MATERIAL PROVIDED ▸
· · · ·

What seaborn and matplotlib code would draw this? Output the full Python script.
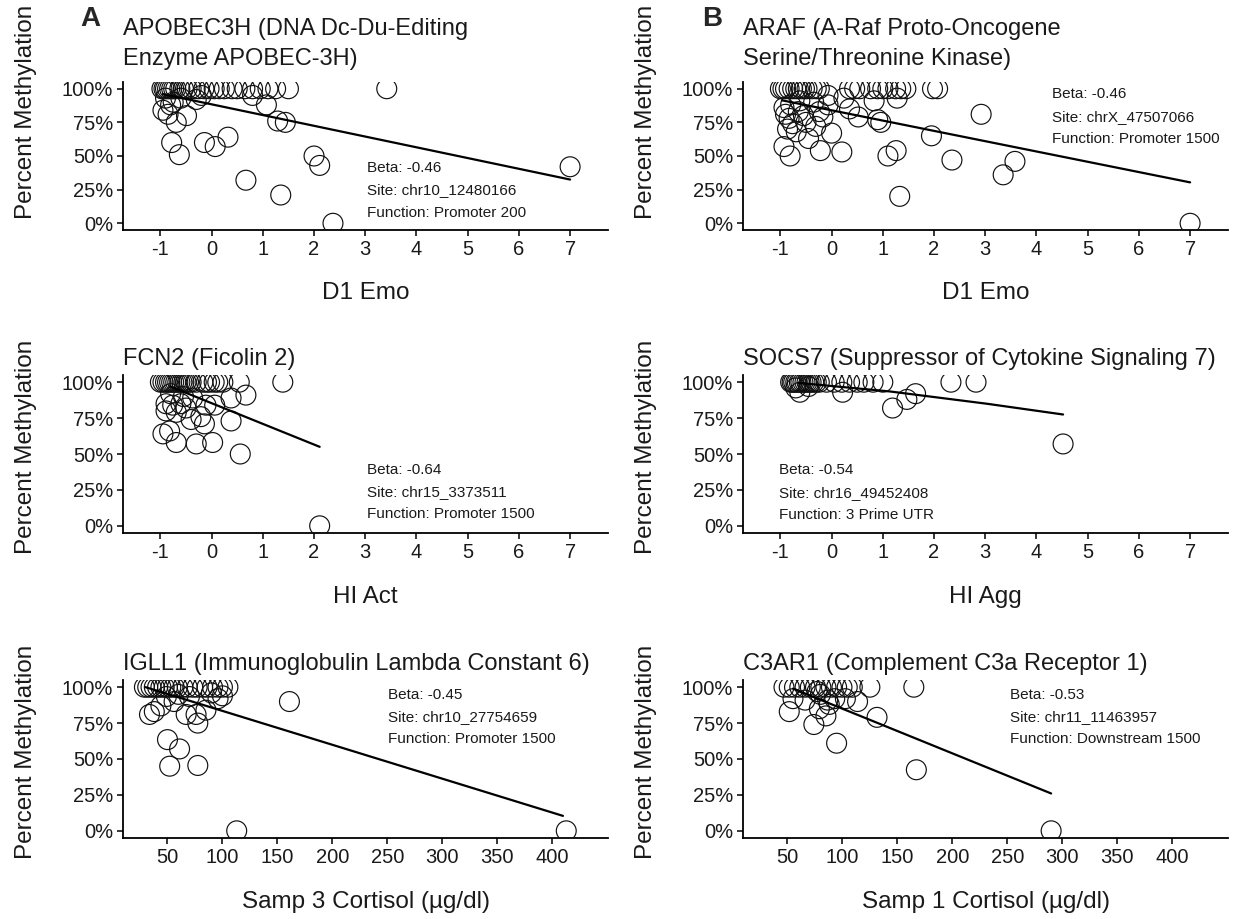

· · · ·

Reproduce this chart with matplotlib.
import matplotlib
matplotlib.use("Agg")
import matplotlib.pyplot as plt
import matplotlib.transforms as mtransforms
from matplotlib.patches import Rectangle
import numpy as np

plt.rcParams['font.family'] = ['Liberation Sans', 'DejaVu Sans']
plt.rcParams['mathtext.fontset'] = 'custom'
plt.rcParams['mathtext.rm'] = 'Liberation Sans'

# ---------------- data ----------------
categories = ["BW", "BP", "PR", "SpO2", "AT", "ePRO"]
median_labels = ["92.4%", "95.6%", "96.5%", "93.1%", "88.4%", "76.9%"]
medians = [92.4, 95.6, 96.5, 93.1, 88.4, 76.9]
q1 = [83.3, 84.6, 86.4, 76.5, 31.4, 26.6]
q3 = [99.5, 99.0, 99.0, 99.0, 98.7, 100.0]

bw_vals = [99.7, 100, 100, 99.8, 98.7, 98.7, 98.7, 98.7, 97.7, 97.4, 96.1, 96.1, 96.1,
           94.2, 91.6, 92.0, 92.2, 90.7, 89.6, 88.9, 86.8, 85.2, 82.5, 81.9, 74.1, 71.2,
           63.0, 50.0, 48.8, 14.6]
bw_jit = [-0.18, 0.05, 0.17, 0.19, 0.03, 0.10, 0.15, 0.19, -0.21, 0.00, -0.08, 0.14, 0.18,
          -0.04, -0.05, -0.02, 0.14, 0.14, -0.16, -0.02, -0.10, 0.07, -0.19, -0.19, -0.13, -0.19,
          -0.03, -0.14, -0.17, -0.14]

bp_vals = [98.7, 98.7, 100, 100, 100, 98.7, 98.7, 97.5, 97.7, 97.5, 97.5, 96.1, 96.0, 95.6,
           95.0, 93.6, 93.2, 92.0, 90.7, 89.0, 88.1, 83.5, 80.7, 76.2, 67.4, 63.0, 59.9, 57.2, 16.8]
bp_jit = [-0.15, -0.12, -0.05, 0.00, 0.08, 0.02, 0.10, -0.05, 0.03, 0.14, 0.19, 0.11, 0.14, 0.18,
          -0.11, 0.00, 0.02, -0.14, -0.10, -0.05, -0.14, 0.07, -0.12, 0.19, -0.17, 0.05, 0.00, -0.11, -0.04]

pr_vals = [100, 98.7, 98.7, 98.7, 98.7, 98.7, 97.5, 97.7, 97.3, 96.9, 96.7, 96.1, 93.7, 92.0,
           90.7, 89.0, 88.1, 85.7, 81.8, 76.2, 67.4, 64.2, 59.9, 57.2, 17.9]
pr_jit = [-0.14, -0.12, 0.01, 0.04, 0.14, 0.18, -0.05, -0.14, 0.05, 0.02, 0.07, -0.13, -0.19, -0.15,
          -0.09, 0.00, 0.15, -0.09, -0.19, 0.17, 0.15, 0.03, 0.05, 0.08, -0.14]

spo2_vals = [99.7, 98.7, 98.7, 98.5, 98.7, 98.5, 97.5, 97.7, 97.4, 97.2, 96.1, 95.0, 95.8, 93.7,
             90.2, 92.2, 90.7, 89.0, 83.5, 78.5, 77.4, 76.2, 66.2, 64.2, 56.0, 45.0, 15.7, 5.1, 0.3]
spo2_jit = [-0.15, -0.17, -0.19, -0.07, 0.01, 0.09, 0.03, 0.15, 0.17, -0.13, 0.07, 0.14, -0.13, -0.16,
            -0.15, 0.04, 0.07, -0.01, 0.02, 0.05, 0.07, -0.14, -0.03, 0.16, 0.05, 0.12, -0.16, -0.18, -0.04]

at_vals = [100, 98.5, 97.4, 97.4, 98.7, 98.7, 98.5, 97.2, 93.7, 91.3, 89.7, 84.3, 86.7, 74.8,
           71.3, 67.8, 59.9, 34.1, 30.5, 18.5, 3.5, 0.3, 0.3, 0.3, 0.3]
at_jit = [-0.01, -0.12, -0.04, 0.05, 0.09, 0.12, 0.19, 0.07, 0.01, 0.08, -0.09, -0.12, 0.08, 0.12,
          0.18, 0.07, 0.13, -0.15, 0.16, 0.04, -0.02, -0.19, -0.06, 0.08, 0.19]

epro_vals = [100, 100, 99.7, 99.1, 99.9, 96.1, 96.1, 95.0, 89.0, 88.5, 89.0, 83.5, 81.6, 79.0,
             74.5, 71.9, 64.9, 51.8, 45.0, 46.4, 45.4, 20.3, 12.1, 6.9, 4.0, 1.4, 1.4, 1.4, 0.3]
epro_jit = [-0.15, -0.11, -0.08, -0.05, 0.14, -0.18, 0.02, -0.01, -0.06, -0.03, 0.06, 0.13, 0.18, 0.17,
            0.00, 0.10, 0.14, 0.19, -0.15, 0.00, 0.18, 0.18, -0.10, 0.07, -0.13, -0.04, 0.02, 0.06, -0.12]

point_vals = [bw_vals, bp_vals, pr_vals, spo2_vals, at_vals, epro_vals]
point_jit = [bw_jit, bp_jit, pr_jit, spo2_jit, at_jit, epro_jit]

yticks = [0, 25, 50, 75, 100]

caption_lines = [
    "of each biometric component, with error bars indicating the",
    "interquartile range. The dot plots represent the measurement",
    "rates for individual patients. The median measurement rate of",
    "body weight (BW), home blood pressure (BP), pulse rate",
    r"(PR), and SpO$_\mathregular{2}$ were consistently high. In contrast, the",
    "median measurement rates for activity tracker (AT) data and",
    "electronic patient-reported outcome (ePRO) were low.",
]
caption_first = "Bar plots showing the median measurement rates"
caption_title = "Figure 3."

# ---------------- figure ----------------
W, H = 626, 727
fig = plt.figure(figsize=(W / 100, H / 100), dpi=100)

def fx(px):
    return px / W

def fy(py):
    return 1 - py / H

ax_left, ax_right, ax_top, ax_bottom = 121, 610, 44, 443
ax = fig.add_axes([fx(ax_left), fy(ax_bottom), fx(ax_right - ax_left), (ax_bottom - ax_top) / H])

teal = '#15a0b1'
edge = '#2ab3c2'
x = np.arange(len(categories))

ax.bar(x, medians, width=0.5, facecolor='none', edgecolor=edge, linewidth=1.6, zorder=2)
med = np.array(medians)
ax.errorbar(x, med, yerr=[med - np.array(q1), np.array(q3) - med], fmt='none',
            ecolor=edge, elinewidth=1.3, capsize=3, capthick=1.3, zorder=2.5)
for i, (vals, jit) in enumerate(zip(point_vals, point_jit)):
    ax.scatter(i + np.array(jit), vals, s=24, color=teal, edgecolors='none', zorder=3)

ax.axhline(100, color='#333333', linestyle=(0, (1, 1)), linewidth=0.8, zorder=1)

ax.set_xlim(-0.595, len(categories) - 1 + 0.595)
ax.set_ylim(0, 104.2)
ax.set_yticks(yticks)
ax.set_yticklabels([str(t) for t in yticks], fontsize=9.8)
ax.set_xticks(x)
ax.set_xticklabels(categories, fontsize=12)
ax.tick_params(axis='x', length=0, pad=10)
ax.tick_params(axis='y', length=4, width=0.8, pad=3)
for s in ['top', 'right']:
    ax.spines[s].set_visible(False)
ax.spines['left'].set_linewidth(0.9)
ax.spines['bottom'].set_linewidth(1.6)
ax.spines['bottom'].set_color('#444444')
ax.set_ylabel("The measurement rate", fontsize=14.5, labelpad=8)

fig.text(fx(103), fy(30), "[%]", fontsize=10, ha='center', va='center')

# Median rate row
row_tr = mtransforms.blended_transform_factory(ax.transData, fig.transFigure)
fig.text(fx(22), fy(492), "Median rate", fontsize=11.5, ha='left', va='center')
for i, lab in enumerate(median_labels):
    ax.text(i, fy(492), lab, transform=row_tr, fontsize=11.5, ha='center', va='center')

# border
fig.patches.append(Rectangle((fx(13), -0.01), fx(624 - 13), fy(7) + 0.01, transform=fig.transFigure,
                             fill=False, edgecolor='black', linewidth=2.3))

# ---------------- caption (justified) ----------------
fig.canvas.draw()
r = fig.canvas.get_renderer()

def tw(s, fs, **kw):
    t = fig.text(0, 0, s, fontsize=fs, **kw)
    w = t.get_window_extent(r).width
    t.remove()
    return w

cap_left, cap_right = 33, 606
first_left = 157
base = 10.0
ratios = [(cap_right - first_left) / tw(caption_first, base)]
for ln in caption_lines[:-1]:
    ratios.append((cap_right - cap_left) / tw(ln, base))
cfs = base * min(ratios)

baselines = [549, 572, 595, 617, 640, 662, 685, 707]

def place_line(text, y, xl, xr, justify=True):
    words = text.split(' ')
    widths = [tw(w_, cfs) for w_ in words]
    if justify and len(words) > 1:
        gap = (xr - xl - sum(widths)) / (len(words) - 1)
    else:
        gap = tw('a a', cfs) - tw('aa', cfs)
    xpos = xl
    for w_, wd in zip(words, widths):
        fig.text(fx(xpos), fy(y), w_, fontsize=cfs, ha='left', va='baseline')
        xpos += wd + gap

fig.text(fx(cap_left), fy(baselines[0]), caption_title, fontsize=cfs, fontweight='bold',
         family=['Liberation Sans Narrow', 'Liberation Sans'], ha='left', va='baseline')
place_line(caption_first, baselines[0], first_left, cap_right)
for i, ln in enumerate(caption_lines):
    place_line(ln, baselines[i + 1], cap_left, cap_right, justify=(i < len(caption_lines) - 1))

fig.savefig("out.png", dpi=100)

· · · ·

WHAT YOU HAVE TO DO ▸ Begin with the line containing "Reproduce this chart with matplotlib." and end with the line containing "0.05, 0.08, -0.14]"; repeat every line from start to finish exactly, and nothing outside them.

ANSWER FOR THE TASK ▸
Reproduce this chart with matplotlib.
import matplotlib
matplotlib.use("Agg")
import matplotlib.pyplot as plt
import matplotlib.transforms as mtransforms
from matplotlib.patches import Rectangle
import numpy as np

plt.rcParams['font.family'] = ['Liberation Sans', 'DejaVu Sans']
plt.rcParams['mathtext.fontset'] = 'custom'
plt.rcParams['mathtext.rm'] = 'Liberation Sans'

# ---------------- data ----------------
categories = ["BW", "BP", "PR", "SpO2", "AT", "ePRO"]
median_labels = ["92.4%", "95.6%", "96.5%", "93.1%", "88.4%", "76.9%"]
medians = [92.4, 95.6, 96.5, 93.1, 88.4, 76.9]
q1 = [83.3, 84.6, 86.4, 76.5, 31.4, 26.6]
q3 = [99.5, 99.0, 99.0, 99.0, 98.7, 100.0]

bw_vals = [99.7, 100, 100, 99.8, 98.7, 98.7, 98.7, 98.7, 97.7, 97.4, 96.1, 96.1, 96.1,
           94.2, 91.6, 92.0, 92.2, 90.7, 89.6, 88.9, 86.8, 85.2, 82.5, 81.9, 74.1, 71.2,
           63.0, 50.0, 48.8, 14.6]
bw_jit = [-0.18, 0.05, 0.17, 0.19, 0.03, 0.10, 0.15, 0.19, -0.21, 0.00, -0.08, 0.14, 0.18,
          -0.04, -0.05, -0.02, 0.14, 0.14, -0.16, -0.02, -0.10, 0.07, -0.19, -0.19, -0.13, -0.19,
          -0.03, -0.14, -0.17, -0.14]

bp_vals = [98.7, 98.7, 100, 100, 100, 98.7, 98.7, 97.5, 97.7, 97.5, 97.5, 96.1, 96.0, 95.6,
           95.0, 93.6, 93.2, 92.0, 90.7, 89.0, 88.1, 83.5, 80.7, 76.2, 67.4, 63.0, 59.9, 57.2, 16.8]
bp_jit = [-0.15, -0.12, -0.05, 0.00, 0.08, 0.02, 0.10, -0.05, 0.03, 0.14, 0.19, 0.11, 0.14, 0.18,
          -0.11, 0.00, 0.02, -0.14, -0.10, -0.05, -0.14, 0.07, -0.12, 0.19, -0.17, 0.05, 0.00, -0.11, -0.04]

pr_vals = [100, 98.7, 98.7, 98.7, 98.7, 98.7, 97.5, 97.7, 97.3, 96.9, 96.7, 96.1, 93.7, 92.0,
           90.7, 89.0, 88.1, 85.7, 81.8, 76.2, 67.4, 64.2, 59.9, 57.2, 17.9]
pr_jit = [-0.14, -0.12, 0.01, 0.04, 0.14, 0.18, -0.05, -0.14, 0.05, 0.02, 0.07, -0.13, -0.19, -0.15,
          -0.09, 0.00, 0.15, -0.09, -0.19, 0.17, 0.15, 0.03, 0.05, 0.08, -0.14]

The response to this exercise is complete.